Salta volvió a ser noticia nacional debido a la detención de un cabo de la policía en el barrio Autódromo, que transportaba 68 kilos de cocaína en la camioneta oficial, la que habitualmente utiliza el jefe del servicio del 911 en Orán, Lisandro Cejas.
El cabo Ángel Urzagasti había trasladado la droga, acondicionada en el asiento trasero del vehículo desde la ciudad norteña, por lo que pasó siete puestos de policía y gendarmería. La captura no fue casual, ya que los gendarmes que lo detuvieron lo esperaban a sabiendas de que traía ese cargamento ilegal.
El caso tiene particular gravedad porque es una muestra cabal de la vulnerabilidad de nuestra provincia frente al narcotráfico, un fenómeno ante el cual el Estado parece anestesiado y sin capacidad de reacción.
En primer lugar, queda claro que a la Policía de Salta le falta un sistema eficaz de detección del delito. Un móvil policial puede pasar muchos puestos llevando droga, ya que por su condición parece muy difícil que algún uniformado le haga una requisa de rutina.
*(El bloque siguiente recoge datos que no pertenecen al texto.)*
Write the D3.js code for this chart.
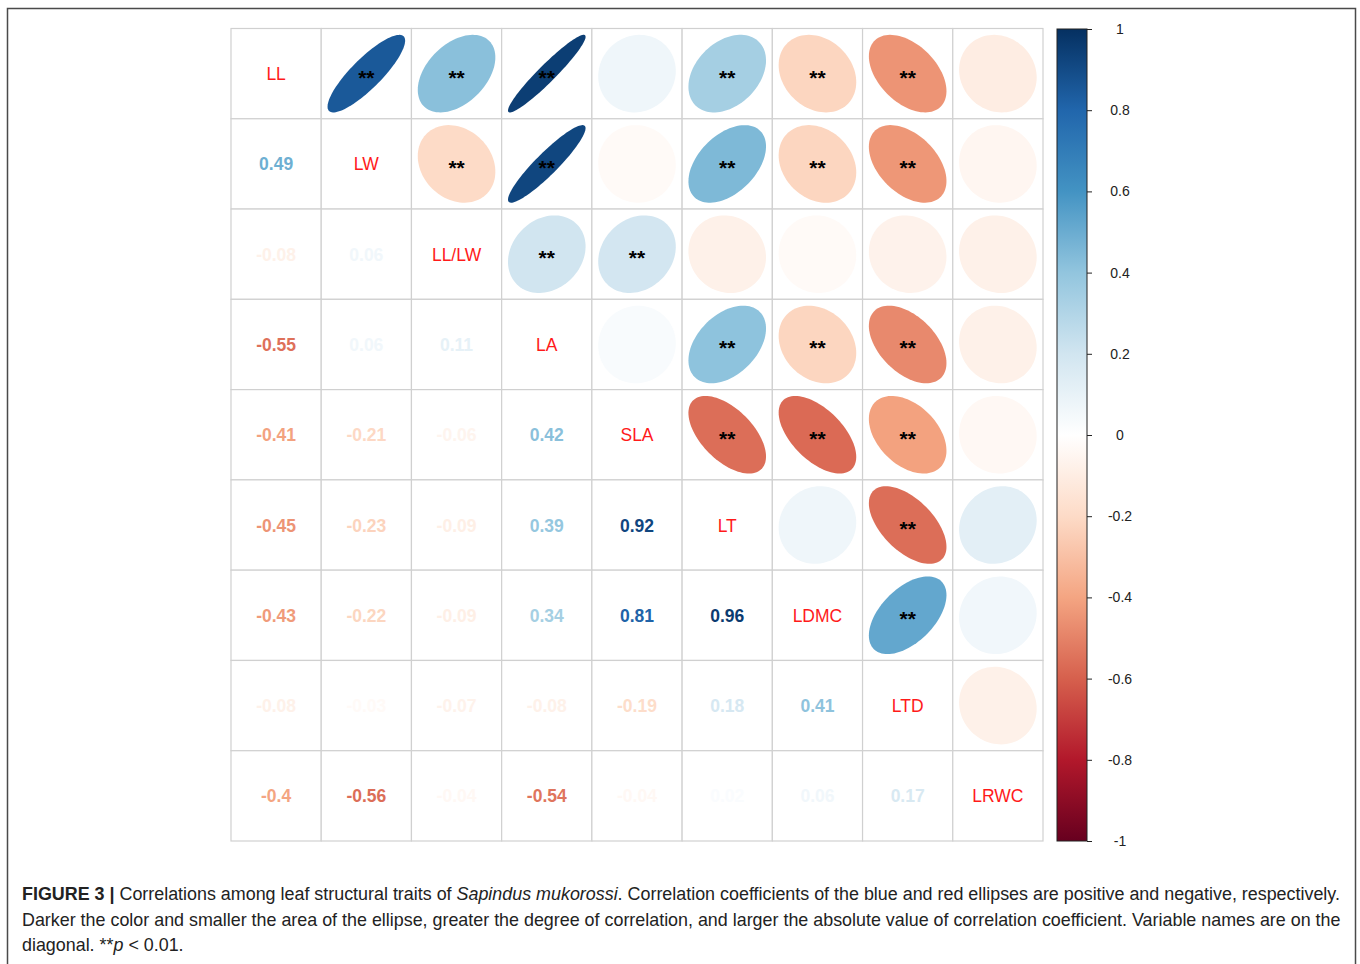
<!DOCTYPE html>
<html><head><meta charset="utf-8">
<script src="https://cdn.jsdelivr.net/npm/d3@7"></script>
<style>body{margin:0;background:#fff}</style></head>
<body>
<svg id="c" width="1360" height="964"></svg>
<script>
// ---- data ----
const vars = ["LL","LW","LL/LW","LA","SLA","LT","LDMC","LTD","LRWC"];
// lower triangle: printed coefficients (row i, columns 0..i-1)
const lowerRows = [
  [],
  [0.49],
  [-0.08, 0.06],
  [-0.55, 0.06, 0.11],
  [-0.41, -0.21, -0.06, 0.42],
  [-0.45, -0.23, -0.09, 0.39, 0.92],
  [-0.43, -0.22, -0.09, 0.34, 0.81, 0.96],
  [-0.08, -0.03, -0.07, -0.08, -0.19, 0.18, 0.41],
  [-0.4, -0.56, -0.04, -0.54, -0.04, 0.02, 0.06, 0.17]
];
// upper triangle: ellipse coefficients (row i, columns i+1..8), read from shapes/colours
const upperRows = [
  [0.85, 0.42, 0.95, 0.07, 0.34, -0.22, -0.45, -0.1],
  [-0.2, 0.92, -0.03, 0.45, -0.22, -0.44, -0.05],
  [0.2, 0.19, -0.08, -0.03, -0.07, -0.08],
  [0.03, 0.41, -0.22, -0.48, -0.08],
  [-0.56, -0.57, -0.41, -0.04],
  [0.07, -0.56, 0.12],
  [0.52, 0.06],
  [-0.08]
];
// significance (**) for upper cells
const signifRows = [
  [1,1,1,0,1,1,1,0],
  [1,1,0,1,1,1,0],
  [1,1,0,0,0,0],
  [0,1,1,1,0],
  [1,1,1,0],
  [0,1,0],
  [1,0],
  [0]
];
const legendTicks = [1,0.8,0.6,0.4,0.2,0,-0.2,-0.4,-0.6,-0.8,-1];
const palette = ["#67001F","#B2182B","#D6604D","#F4A582","#FDDBC7","#FFFFFF","#D1E5F0","#92C5DE","#4393C3","#2166AC","#053061"];
const captionLines = [
  [{t:"FIGURE 3 | ",b:1},{t:"Correlations among leaf structural traits of "},{t:"Sapindus mukorossi",i:1},{t:". Correlation coefficients of the blue and red ellipses are positive and negative, respectively."}],
  [{t:"Darker the color and smaller the area of the ellipse, greater the degree of correlation, and larger the absolute value of correlation coefficient. Variable names are on the"}],
  [{t:"diagonal. **"},{t:"p",i:1},{t:" < 0.01."}]
];

// ---- drawing ----
const svg = d3.select("#c");
const font = "'Liberation Sans', Arial, Helvetica, sans-serif";

// frame
svg.append("rect").attr("x",7.5).attr("y",8.5).attr("width",1348).attr("height",1000)
  .attr("fill","none").attr("stroke","#4a4a4a").attr("stroke-width",1.5);

const x = d3.scaleBand().domain(d3.range(vars.length)).range([231, 1043]);
const y = d3.scaleBand().domain(d3.range(vars.length)).range([28.5, 841]);
const color = d3.scaleLinear().domain(d3.range(11).map(i => -1 + i*0.2)).range(palette).interpolate(d3.interpolateRgb);

const cells = [];
for (let i = 0; i < vars.length; i++) for (let j = 0; j < vars.length; j++) {
  let type, v = null, sig = 0;
  if (i === j) type = "diag";
  else if (j < i) { type = "lower"; v = lowerRows[i][j]; }
  else { type = "upper"; v = upperRows[i][j-i-1]; sig = signifRows[i][j-i-1]; }
  cells.push({i, j, type, v, sig});
}

const g = svg.append("g");
// grid
g.selectAll("rect.cell").data(cells).join("rect").attr("class","cell")
  .attr("x", d => x(d.j)).attr("y", d => y(d.i))
  .attr("width", x.bandwidth()).attr("height", y.bandwidth())
  .attr("fill","#fff").attr("stroke","#d0d0d0").attr("stroke-width",1.2);

// ellipses (corrplot ell.dat)
const sz = x.bandwidth() * 0.86;
function ellPoints(rho) {
  const th = Math.acos(rho), n = 99, pts = [];
  for (let k = 0; k < n; k++) {
    const t = 2*Math.PI*k/(n-1);
    pts.push([Math.cos(t + th/2)/2*sz, -Math.cos(t - th/2)/2*sz]);
  }
  return pts;
}
const line = d3.line().curve(d3.curveLinearClosed);
const up = cells.filter(d => d.type === "upper");
g.selectAll("path.ell").data(up).join("path").attr("class","ell")
  .attr("transform", d => `translate(${x(d.j)+x.bandwidth()/2},${y(d.i)+y.bandwidth()/2})`)
  .attr("d", d => line(ellPoints(d.v)))
  .attr("fill", d => color(d.v));
g.selectAll("text.sig").data(up.filter(d => d.sig)).join("text").attr("class","sig")
  .attr("x", d => x(d.j)+x.bandwidth()/2).attr("y", d => y(d.i)+y.bandwidth()/2 + 11)
  .attr("text-anchor","middle").attr("font-family",font).attr("font-weight","bold")
  .attr("font-size",21).attr("fill","#000").text("**");

// lower numbers
g.selectAll("text.num").data(cells.filter(d => d.type === "lower")).join("text").attr("class","num")
  .attr("x", d => x(d.j)+x.bandwidth()/2).attr("y", d => y(d.i)+y.bandwidth()/2 + 6.5)
  .attr("text-anchor","middle").attr("font-family",font).attr("font-weight","bold")
  .attr("font-size",17.5).attr("fill", d => color(d.v)).text(d => String(d.v));

// diagonal labels
g.selectAll("text.lab").data(cells.filter(d => d.type === "diag")).join("text").attr("class","lab")
  .attr("x", d => x(d.j)+x.bandwidth()/2).attr("y", d => y(d.i)+y.bandwidth()/2 + 6.5)
  .attr("text-anchor","middle").attr("font-family",font)
  .attr("font-size",17.5).attr("fill","#FF1A1A").text(d => vars[d.i]);

// colour bar
const cb = d3.scaleLinear().domain([1,-1]).range([29, 841]);
const defs = svg.append("defs");
const grad = defs.append("linearGradient").attr("id","cbg").attr("x1",0).attr("y1",0).attr("x2",0).attr("y2",1);
palette.slice().reverse().forEach((c, k) => grad.append("stop").attr("offset", k/10).attr("stop-color", c));
svg.append("rect").attr("x",1057).attr("y",cb(1)).attr("width",30).attr("height",cb(-1)-cb(1))
  .attr("fill","url(#cbg)").attr("stroke","#222").attr("stroke-width",1);
const ax = svg.append("g").attr("transform","translate(1087,0)")
  .call(d3.axisRight(cb).tickValues(legendTicks).tickSize(5).tickFormat(d => String(d)));
ax.select(".domain").remove();
ax.selectAll("line").attr("stroke","#222");
ax.selectAll("text").attr("x",33).attr("text-anchor","middle").attr("font-family",font)
  .attr("font-size",14).attr("fill","#222");

// caption
const baselines = [900, 926, 951];
const targets = [1319, 1319, null];
let lastScale = 1;
captionLines.forEach((parts, li) => {
  const t = svg.append("text").attr("font-family",font).attr("font-size",18).attr("fill","#222")
    .attr("transform",`translate(22,${baselines[li]})`);
  parts.forEach(p => t.append("tspan").text(p.t)
    .attr("font-weight", p.b ? "bold" : null).attr("font-style", p.i ? "italic" : null)
    .attr("xml:space","preserve"));
  t.attr("xml:space","preserve");
  const w = t.node().getComputedTextLength();
  const s = targets[li] ? targets[li]/w : lastScale;
  lastScale = s;
  t.attr("transform",`translate(22,${baselines[li]}) scale(${s},1)`);
});
</script>
</body></html>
Sin embargo, el acondicionamiento de los paquetes con la droga debió haberse hecho en un lugar donde no llamara la atención la presencia de ese tipo de vehículos.
La primera reacción del ministro de Seguridad, Alejandro Cornejo, apuntó a circunscribir las culpas en el detenido. Tanto este funcionario como el jefe de Policía, Marcelo Lami, admitieron una infiltración de los narcos en la fuerza, pero Cornejo generalizó al recordar los casos de policías federales y gendarmes involucrados en delitos similares.
En primer lugar, si detrás de la detención de Urzagasti aflora la existencia de una red de narcopolicías detectados por la Gendarmería, no resulta nada tranquilizadora para el ciudadano de a pie la falta de comunicación entre ambas fuerzas, a las que se espera solidarias en la lucha contra el narcotráfico.
Cuesta creer que un cabo, en soledad, pueda desarrollar este tipo de transportes ilícitos.
El narcotráfico en nuestra provincia es un problema mucho más grave de lo que se admite. A nivel provincial y a nivel nacional falta un diagnóstico correcto. Nunca se prestó la debida atención a la concentración de inmigrantes de otros países que se fueron asentando en la frontera norte desde que Bolivia desplazó a Colombia como proveedor de cocaína. La sucesión de narcocrímenes ocurridos a partir de julio de 2012, la proliferación de agentes de seguridad transportando droga, los nunca aclarados vínculos entre esos agentes y sus superiores y los funcionarios de turno en el área de seguridad, así como otros fenómenos de ese tipo son un síntoma del cambio de la geografía social frente al cual no se adoptaron medidas sólidas.
El caso de los narcopolicías Giménez y Gallardo, detenidos a raíz de un operativo en General Gemes, conmovió a Salta en 2011 por la jerarquía y la formación profesional de ambos oficiales, pero dejó las mismas incertidumbres sobre la trama de complicidades de la que formaban parte que la detención de Urzagasti, agravada ahora por el uso de un vehículo oficial para cometer el delito en horario de servicio.
Estos casos desvanecen la ilusión de que la provincia está en condiciones de combatir el microtráfico.
Hoy se anuncian como grandes hazañas las condenas a adictos, por lo general, personas marginales, detenidas en barrios muy humildes y que, más que prisión, necesitan rehabilitación. No obstante, no existe ningún indicio de que el consumo de droga esté disminuyendo.
Sin un buen diagnóstico no habrá efectividad contra el narcotráfico. Basta con escuchar a los vecinos de Orán y Tartagal para saber que por la frontera norte, una de las más pobres y con mayor desempleo en el país, circulan cientos de "pasadores", en motos y en otros vehículos, en horarios que no son los del comercio legal.
Si el Ministerio de Seguridad y la Policía no pueden detectar la infiltración de los narcos en la propia tropa, es hora de revisar a fondo lo que se está haciendo, ya que el de la droga y la inseguridad son los problemas que más preocupan y angustian a los salteños.